228
ENGLISH AS WE SPEAK IT IN IRELAND.
[CH. XIII.
Bum; to cart turf to market: bummer, a person who does so as a way of living, like Billy Heffernan in 'Knocknagow.' Bum-bailiff, a bog bailiff. (Grainger: Arm.) Used more in the northern half of Ireland than in the southern.
Bun; the tail of a rabbit. (Simmons: Arm.) Irish bun, the end.
Bunnans; roots or stems of bushes or trees. (Meath.) From Irish bun as in last word.
Bunnaun; a long stick or wattle. (Joyce: Limerick.)
Bunnioch; the last sheaf bound up in a field of reaped corn. The binder of this (usually a girl) will die unmarried. (MacCall: Wexford.)
Butt; a sort of cart boarded at bottom and all round the sides, 15 or 18 inches deep, for potatoes, sand, &c. (Limerick.) In Cork any kind of horse-cart or donkey-cart is called a butt, which is a departure from the (English) etymology. In Limerick any kind of cart except a butt is called a car; the word cart is not used at all.
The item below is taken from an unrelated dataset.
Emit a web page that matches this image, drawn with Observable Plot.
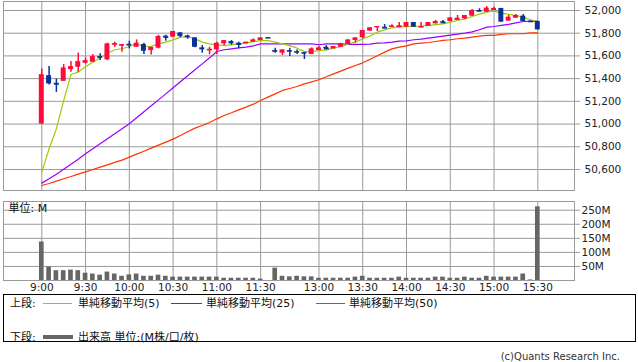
<!DOCTYPE html>
<html><head><meta charset="utf-8">
<script src="https://cdn.jsdelivr.net/npm/d3@7"></script>
<script src="https://cdn.jsdelivr.net/npm/@observablehq/plot@0.6"></script>
<style>
body{margin:0;background:#fff;font-family:"DejaVu Sans","Noto Sans CJK JP",sans-serif;}
#wrap{position:relative;width:638px;height:362px;overflow:hidden;background:#fff;}
#main{position:absolute;left:0;top:0;}
#vol{position:absolute;left:0;top:196px;}
#legendBox{position:absolute;left:3px;top:294px;width:633px;height:48px;border:1px solid #000;box-sizing:border-box;}
.lt{position:absolute;font-size:11px;line-height:13px;color:#111;white-space:nowrap;}
.ll{position:absolute;height:1px;}
#copy{position:absolute;right:18px;top:350px;font-size:10px;line-height:13px;color:#333;white-space:nowrap;}
</style>
</head><body>
<div id="wrap">
  <div id="main"></div>
  <div id="vol"></div>
  <div id="legendBox"></div>
  <div id="legend"></div>
  <div id="copy"></div>
</div>
<script>
// ---- data (5-minute slots; slot 0 = 9:00, slot 68 = 15:30) ----
const open  = [51000,51426,51359,51376,51479,51500,51535,51544,51594,51565,51697,51685,51703,51676,51700,51647,51668,51774,51765,51803,51776,51759,51671,51647,51653,51706,51726,51712,51706,51721,51735,51759,51647,51624,51647,51638,51629,51612,51647,51676,51662,51676,51700,51735,51759,51818,51847,51853,51850,51853,51853,51894,51853,51859,51882,51900,51903,51912,51926,51950,52000,51985,52000,52018,51906,51932,51950,51903,51903];
const high  = [51485,51506,51397,51524,51550,51624,51582,51612,51618,51712,51721,51700,51729,51741,51712,51676,51782,51782,51815,51803,51782,51759,51691,51676,51721,51735,51735,51721,51721,51750,51759,51759,51668,51653,51668,51653,51629,51671,51682,51691,51682,51712,51741,51759,51824,51847,51859,51876,51874,51894,51894,51894,51894,51894,51912,51912,51935,51956,51956,52009,52015,52035,52029,52018,51956,51965,51965,51906,51903];
const low   = [50995,51344,51279,51376,51456,51456,51529,51544,51559,51559,51676,51632,51662,51676,51612,51609,51662,51729,51765,51759,51747,51671,51624,51609,51612,51691,51694,51662,51706,51721,51735,51759,51624,51603,51594,51612,51568,51612,51647,51653,51662,51676,51700,51715,51750,51818,51815,51847,51850,51847,51853,51853,51853,51859,51882,51888,51903,51912,51921,51950,51985,51985,52000,51897,51906,51932,51903,51903,51829];
const close = [51435,51353,51353,51494,51506,51550,51559,51594,51579,51706,51706,51700,51688,51712,51641,51676,51771,51765,51815,51771,51759,51676,51653,51656,51712,51735,51706,51703,51721,51741,51759,51759,51632,51653,51632,51624,51615,51662,51671,51665,51682,51706,51741,51759,51824,51847,51859,51847,51865,51862,51894,51853,51856,51894,51903,51894,51935,51932,51956,52000,51985,52021,52018,51897,51941,51956,51903,51903,51829];
const volume = [137,48,35,35,37,35,26,23,19,30,23,15,20,23,15,15,19,15,12,12,12,12,12,12,12,8,8,8,8,8,5,0,44,15,13,15,13,13,8,8,8,8,8,12,15,8,8,8,8,12,8,8,8,8,12,12,8,8,12,8,8,15,12,12,12,12,23,2,262];
const ma5  = [50577,50782,50958,51207,51436,51457,51507,51545,51583,51624,51654,51663,51683,51707,51682,51685,51706,51721,51741,51765,51771,51750,51721,51706,51697,51691,51697,51706,51712,51725,51735,51735,51721,51706,51691,51668,51638,51638,51647,51653,51668,51682,51706,51721,51750,51775,51809,51829,51847,51853,51859,51859,51862,51868,51876,51882,51897,51912,51926,51947,51968,51985,51994,51976,51965,51956,51941,51918,51903];
const ma25 = [50480,50518,50559,50603,50647,50691,50738,50782,50826,50870,50914,50958,51002,51055,51108,51161,51213,51266,51319,51372,51425,51478,51530,51583,51639,51654,51662,51671,51677,51689,51706,51706,51706,51706,51706,51706,51706,51706,51698,51706,51706,51706,51701,51701,51701,51704,51712,51715,51721,51730,51733,51742,51748,51756,51765,51774,51783,51792,51800,51812,51830,51853,51859,51868,51877,51891,51903,51906,51906];
const ma50 = [50459,50477,50497,50518,50538,50559,50579,50600,50621,50641,50662,50682,50709,50735,50761,50788,50814,50841,50867,50899,50932,50964,50987,51014,51046,51075,51099,51125,51149,51175,51208,51237,51266,51296,51313,51331,51354,51372,51390,51416,51442,51466,51492,51516,51539,51571,51601,51633,51662,51677,51689,51706,51712,51718,51727,51736,51742,51751,51756,51765,51774,51780,51780,51789,51795,51795,51795,51803,51803];
const tickSlots  = [0,6,12,18,24,30,38,44,50,56,62,68];
const tickLabels = ["9:00","9:30","10:00","10:30","11:00","11:30","13:00","13:30","14:00","14:30","15:00","15:30"];
const priceTicks = [50600,50800,51000,51200,51400,51600,51800,52000];
const volTicks   = [50,100,150,200,250];
const legendTop  = ["上段:","単純移動平均(5)","単純移動平均(25)","単純移動平均(50)"];
const legendBottom = ["下段:","出来高 単位:(M株/口/枚)"];
const volUnit = "単位: M";
const copyright = "(c)Quants Research Inc.";

const UP = "#ff0a3c", DOWN = "#0a3296";
const GRID = "#9a9a9a";
const C5 = "#99cc00", C25 = "#9900ff", C50 = "#ff3300";

const candles = open.map((o, i) => ({
  i, o, h: high[i], l: low[i], c: close[i], v: volume[i],
  m5: ma5[i], m25: ma25[i], m50: ma50[i],
  col: close[i] > o ? UP : DOWN
}));

const xDomain = [-5.25, 73.03];
const font = {fontFamily: '"DejaVu Sans","Noto Sans CJK JP",sans-serif', fontSize: "10.5px", color: "#222", background: "transparent", overflow: "visible"};

const main = Plot.plot({
  width: 638, height: 192,
  marginLeft: 3, marginRight: 64, marginTop: 1, marginBottom: 2,
  style: font,
  x: {domain: xDomain, axis: null, label: null},
  y: {domain: [50415, 52079], axis: null, label: null},
  color: {type: "identity"},
  marks: [
    Plot.ruleY(priceTicks, {stroke: GRID, strokeWidth: 1}),
    Plot.ruleX(tickSlots, {stroke: GRID, strokeWidth: 1}),
    Plot.frame({stroke: GRID}),
    Plot.line(candles, {x: "i", y: "m50", stroke: C50, strokeWidth: 1.2}),
    Plot.line(candles, {x: "i", y: "m25", stroke: C25, strokeWidth: 1.2}),
    Plot.line(candles, {x: "i", y: "m5", stroke: C5, strokeWidth: 1.2}),
    Plot.ruleX(candles, {x: "i", y1: "l", y2: "h", stroke: "col", strokeWidth: 1.5}),
    Plot.rect(candles, {x1: d => d.i - 0.34, x2: d => d.i + 0.34, y1: d => Math.min(d.o, d.c), y2: d => Math.max(d.o, d.c), fill: "col"}),
    Plot.link(candles.filter(d => Math.abs(d.o - d.c) < 12), {x1: d => d.i - 0.34, x2: d => d.i + 0.34, y1: "c", y2: "c", stroke: "col", strokeWidth: 1.6}),
    Plot.axisY(priceTicks, {anchor: "right", label: null, tickFormat: d3.format(","), tickSize: 5, tickPadding: 5, stroke: GRID, fill: "#222", fontSize: 10.5})
  ]
});
document.getElementById("main").append(main);

const vol = Plot.plot({
  width: 638, height: 100,
  marginLeft: 3, marginRight: 64, marginTop: 5, marginBottom: 16,
  style: font,
  x: {domain: xDomain, label: null},
  y: {domain: [0, 281], axis: null, label: null},
  marks: [
    Plot.ruleY(volTicks, {stroke: GRID, strokeWidth: 1}),
    Plot.ruleX(tickSlots, {stroke: GRID, strokeWidth: 1}),
    Plot.frame({stroke: GRID}),
    Plot.rect(candles.filter(d => d.v > 0), {x1: d => d.i - 0.32, x2: d => d.i + 0.32, y1: 0, y2: "v", fill: "#666666"}),
    Plot.axisY(volTicks, {anchor: "right", label: null, tickFormat: d => d + "M", tickSize: 5, tickPadding: 2, stroke: GRID, fill: "#222", fontSize: 10.5}),
    Plot.axisX(tickSlots, {label: null, tickFormat: d => tickLabels[tickSlots.indexOf(d)], tickSize: 0, tickPadding: 3, fill: "#222", fontSize: 10.5}),
    Plot.text([volUnit], {frameAnchor: "top-left", dx: 5, dy: 3, lineAnchor: "top", textAnchor: "start", fontSize: 11, fill: "#111"})
  ]
});
document.getElementById("vol").append(vol);

// ---- legend ----
const lg = document.getElementById("legend");
function txt(s, left, cy) {
  const d = document.createElement("div");
  d.className = "lt"; d.textContent = s;
  d.style.left = left + "px"; d.style.top = (cy - 6.5) + "px";
  lg.append(d);
}
function ln(left, w, cy, color, h) {
  const d = document.createElement("div");
  d.className = "ll";
  d.style.left = left + "px"; d.style.width = w + "px";
  d.style.top = (cy - h / 2) + "px"; d.style.height = h + "px";
  d.style.background = color;
  lg.append(d);
}
txt(legendTop[0], 10, 303);
ln(43, 29, 303, C5, 1); txt(legendTop[1], 78, 303);
ln(171, 31, 303, C25, 1); txt(legendTop[2], 206, 303);
ln(316, 29, 303, C50, 1); txt(legendTop[3], 349, 303);
txt(legendBottom[0], 10, 337);
ln(43, 30, 337, "#666666", 4); txt(legendBottom[1], 78, 337);
document.getElementById("copy").textContent = copyright;
</script>
</body></html>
Butthoon has much the same meaning as potthalowng, which see. Irish butún, same sound and meaning. (Munster.)
Butter up; to flatter, to cajole by soft sugary words, generally with some selfish object in view:—'I suspected from the way he was buttering me up that he came to borrow money.'
Byre: the place where the cows are fed and milked; sometimes a house for cows and horses, or a farmyard.
By the same token: this needs no explanation; it is a survival from Tudor English. (Hayden and Hartog.)